▸ DATASET EXCERPTS:
** BEGIN **
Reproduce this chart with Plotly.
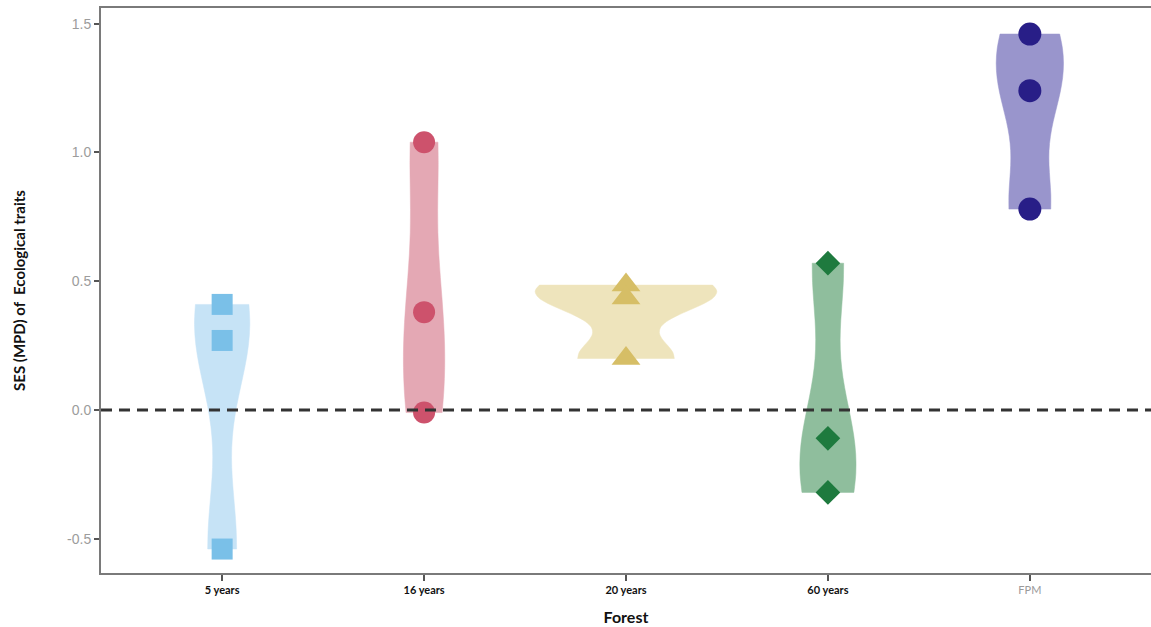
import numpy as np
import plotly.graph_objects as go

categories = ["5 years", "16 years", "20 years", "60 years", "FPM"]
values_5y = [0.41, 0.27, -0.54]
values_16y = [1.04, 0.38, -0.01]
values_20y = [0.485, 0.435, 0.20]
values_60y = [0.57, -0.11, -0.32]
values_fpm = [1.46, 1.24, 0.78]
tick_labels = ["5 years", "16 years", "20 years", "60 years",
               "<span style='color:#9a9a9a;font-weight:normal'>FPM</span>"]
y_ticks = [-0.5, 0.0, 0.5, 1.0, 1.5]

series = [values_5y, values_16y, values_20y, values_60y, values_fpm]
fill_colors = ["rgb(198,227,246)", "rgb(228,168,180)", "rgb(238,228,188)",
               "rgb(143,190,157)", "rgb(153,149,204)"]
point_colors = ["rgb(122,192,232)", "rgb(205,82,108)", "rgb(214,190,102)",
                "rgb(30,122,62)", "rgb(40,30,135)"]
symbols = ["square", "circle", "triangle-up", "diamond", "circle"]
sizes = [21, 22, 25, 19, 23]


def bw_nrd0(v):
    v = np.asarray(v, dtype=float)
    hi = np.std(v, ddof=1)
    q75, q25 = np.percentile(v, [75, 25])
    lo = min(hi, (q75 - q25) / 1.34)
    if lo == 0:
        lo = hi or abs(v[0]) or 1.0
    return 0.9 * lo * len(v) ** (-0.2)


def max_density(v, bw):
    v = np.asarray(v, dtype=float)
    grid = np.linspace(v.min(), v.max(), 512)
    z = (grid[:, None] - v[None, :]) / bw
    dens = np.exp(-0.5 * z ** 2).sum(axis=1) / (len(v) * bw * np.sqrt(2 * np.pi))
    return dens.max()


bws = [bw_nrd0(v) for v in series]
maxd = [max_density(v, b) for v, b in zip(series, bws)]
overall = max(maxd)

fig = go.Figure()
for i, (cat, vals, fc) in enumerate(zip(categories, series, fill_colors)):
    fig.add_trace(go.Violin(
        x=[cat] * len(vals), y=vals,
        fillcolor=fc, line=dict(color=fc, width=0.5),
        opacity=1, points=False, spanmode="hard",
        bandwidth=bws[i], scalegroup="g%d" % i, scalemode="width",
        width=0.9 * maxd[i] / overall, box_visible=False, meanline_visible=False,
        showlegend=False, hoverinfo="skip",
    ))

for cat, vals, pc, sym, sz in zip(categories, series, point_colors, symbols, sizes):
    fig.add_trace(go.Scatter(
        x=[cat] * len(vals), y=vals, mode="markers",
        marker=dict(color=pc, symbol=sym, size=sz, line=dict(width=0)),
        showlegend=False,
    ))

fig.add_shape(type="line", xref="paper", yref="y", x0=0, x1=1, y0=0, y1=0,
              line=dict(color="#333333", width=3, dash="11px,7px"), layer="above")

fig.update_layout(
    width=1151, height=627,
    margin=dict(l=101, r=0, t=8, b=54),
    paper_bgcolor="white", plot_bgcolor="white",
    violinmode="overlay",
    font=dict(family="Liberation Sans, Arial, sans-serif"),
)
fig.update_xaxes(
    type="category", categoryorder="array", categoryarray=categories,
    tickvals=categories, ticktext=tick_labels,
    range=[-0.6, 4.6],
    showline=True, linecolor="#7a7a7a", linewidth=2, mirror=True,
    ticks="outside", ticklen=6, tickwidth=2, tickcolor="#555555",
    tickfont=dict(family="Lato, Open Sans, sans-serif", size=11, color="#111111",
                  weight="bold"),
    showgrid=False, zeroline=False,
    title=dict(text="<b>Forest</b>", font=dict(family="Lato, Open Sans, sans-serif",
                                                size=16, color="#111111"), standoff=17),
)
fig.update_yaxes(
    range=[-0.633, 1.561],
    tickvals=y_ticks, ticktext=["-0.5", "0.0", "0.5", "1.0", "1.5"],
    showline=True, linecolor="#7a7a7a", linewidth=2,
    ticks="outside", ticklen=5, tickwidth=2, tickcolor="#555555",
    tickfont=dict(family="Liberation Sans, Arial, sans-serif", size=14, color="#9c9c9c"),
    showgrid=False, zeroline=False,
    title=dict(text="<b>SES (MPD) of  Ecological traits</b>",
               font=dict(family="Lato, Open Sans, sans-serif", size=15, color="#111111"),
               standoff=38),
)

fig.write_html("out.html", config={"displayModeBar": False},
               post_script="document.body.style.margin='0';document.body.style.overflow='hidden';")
** END **
** BEGIN **
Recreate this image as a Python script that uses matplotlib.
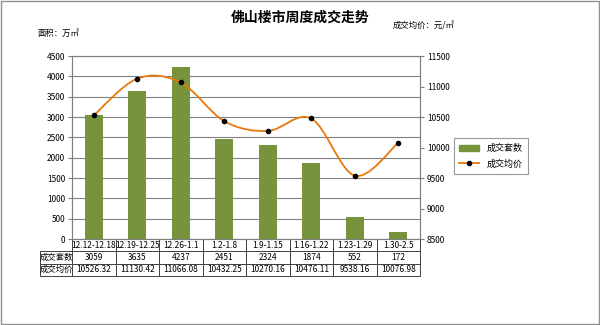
** END **
** BEGIN **
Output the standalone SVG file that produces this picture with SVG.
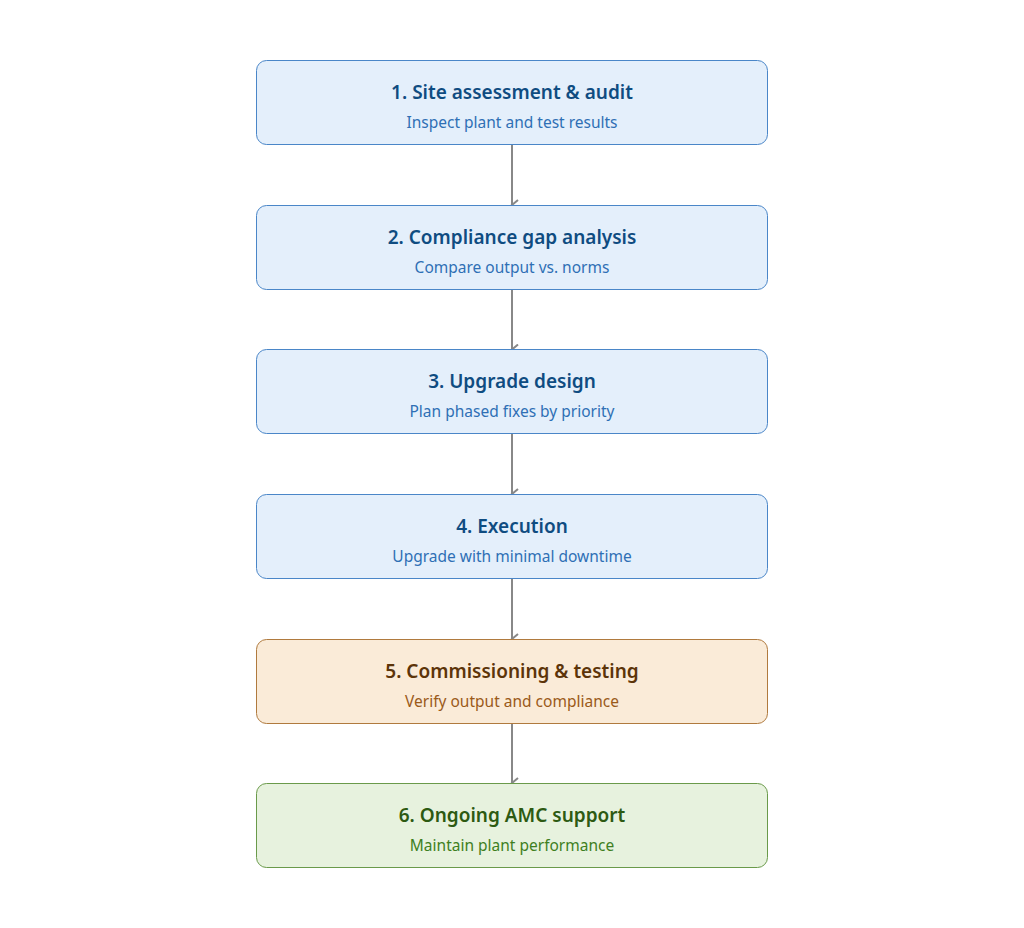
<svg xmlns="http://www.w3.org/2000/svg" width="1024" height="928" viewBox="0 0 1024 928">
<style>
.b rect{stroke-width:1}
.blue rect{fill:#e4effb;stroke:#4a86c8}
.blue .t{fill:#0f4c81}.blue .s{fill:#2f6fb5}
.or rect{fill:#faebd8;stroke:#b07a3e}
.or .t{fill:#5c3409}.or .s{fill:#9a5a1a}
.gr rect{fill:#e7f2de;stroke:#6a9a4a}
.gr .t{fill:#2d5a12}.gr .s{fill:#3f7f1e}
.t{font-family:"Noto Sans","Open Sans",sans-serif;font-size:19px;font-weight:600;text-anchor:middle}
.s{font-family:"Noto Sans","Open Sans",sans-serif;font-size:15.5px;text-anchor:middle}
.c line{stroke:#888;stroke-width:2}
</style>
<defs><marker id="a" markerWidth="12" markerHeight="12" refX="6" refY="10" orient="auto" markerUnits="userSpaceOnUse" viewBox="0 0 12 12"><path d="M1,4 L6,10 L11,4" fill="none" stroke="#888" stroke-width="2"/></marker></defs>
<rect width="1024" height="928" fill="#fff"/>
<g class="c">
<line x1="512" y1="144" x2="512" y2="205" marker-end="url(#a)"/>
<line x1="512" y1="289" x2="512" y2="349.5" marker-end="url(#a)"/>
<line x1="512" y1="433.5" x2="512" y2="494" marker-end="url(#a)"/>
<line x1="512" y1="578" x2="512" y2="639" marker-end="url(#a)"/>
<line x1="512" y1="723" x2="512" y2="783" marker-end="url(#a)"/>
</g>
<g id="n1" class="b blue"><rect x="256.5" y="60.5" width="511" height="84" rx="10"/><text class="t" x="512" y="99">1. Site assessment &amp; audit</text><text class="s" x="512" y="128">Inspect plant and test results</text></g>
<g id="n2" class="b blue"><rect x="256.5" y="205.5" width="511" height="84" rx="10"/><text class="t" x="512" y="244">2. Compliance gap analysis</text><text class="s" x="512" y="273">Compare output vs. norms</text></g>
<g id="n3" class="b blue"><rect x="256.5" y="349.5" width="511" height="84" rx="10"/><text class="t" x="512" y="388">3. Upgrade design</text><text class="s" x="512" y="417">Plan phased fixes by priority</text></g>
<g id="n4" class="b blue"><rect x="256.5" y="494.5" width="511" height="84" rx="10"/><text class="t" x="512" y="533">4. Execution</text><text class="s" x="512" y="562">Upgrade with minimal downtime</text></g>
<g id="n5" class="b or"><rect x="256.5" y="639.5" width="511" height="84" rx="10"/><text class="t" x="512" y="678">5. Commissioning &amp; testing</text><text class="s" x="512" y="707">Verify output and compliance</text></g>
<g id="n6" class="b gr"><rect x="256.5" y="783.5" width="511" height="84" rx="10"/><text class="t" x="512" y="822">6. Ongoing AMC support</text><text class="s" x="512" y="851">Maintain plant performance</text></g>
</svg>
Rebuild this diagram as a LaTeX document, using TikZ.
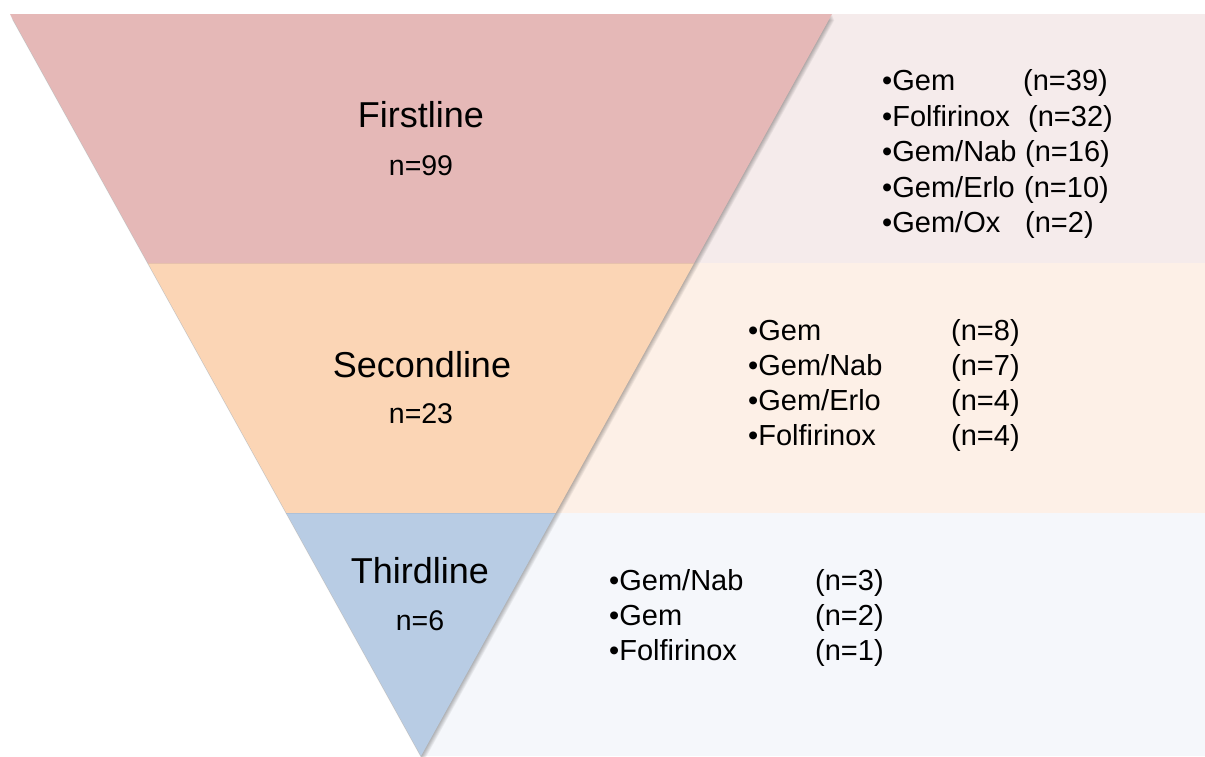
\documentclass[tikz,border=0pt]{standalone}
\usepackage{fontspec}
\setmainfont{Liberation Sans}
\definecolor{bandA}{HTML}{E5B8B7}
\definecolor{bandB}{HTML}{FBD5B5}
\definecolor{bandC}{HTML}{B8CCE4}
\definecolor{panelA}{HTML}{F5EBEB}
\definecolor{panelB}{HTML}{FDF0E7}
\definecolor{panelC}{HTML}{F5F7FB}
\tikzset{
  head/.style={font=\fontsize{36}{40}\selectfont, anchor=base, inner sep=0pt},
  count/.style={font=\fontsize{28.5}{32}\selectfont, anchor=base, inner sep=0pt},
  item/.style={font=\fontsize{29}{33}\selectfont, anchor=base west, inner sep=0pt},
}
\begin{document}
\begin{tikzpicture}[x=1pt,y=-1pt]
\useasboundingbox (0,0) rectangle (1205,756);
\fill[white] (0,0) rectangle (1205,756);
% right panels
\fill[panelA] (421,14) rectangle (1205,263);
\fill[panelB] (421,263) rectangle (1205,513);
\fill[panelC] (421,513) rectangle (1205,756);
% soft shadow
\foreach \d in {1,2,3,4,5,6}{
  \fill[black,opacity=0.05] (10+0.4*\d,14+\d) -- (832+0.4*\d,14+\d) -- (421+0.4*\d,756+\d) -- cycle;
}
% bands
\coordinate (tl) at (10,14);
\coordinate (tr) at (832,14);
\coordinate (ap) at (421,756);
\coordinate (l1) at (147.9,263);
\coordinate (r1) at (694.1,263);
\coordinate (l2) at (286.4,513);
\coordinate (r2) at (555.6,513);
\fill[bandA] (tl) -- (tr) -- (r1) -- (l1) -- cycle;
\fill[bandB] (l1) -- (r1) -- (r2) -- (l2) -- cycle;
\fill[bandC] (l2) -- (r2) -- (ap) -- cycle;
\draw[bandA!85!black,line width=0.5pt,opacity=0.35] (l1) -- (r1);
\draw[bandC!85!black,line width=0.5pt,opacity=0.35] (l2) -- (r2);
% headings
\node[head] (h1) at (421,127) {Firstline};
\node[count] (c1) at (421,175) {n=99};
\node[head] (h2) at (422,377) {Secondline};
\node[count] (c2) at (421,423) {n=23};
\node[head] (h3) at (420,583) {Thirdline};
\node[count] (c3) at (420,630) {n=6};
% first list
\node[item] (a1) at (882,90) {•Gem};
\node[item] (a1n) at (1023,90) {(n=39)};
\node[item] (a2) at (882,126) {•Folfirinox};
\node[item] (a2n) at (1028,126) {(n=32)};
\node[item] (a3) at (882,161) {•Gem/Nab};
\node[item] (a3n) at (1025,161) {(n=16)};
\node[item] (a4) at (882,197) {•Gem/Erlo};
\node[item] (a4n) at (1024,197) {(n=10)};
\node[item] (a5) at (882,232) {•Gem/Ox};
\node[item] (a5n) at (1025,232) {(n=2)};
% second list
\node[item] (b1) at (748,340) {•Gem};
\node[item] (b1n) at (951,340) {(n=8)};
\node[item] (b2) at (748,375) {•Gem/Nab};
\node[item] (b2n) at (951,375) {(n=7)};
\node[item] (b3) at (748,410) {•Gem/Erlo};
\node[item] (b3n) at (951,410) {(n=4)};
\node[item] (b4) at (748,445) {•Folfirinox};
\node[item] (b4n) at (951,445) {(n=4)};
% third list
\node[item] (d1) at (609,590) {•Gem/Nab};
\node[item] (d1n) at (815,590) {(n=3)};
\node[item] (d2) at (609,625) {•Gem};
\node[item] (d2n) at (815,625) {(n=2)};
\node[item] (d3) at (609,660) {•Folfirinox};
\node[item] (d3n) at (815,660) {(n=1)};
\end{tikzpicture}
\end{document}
** END **
▸ DIRECTIVE: From the listing above, restate verbatim the lines running from the one with "Reproduce this chart with Plotly." through the one with "y_ticks = [-0.5, 0.0, 0.5, 1.0, 1.5]", inclusive, but not the pictures.

▸ TASK SOLUTION:
Reproduce this chart with Plotly.
import numpy as np
import plotly.graph_objects as go

categories = ["5 years", "16 years", "20 years", "60 years", "FPM"]
values_5y = [0.41, 0.27, -0.54]
values_16y = [1.04, 0.38, -0.01]
values_20y = [0.485, 0.435, 0.20]
values_60y = [0.57, -0.11, -0.32]
values_fpm = [1.46, 1.24, 0.78]
tick_labels = ["5 years", "16 years", "20 years", "60 years",
               "<span style='color:#9a9a9a;font-weight:normal'>FPM</span>"]
y_ticks = [-0.5, 0.0, 0.5, 1.0, 1.5]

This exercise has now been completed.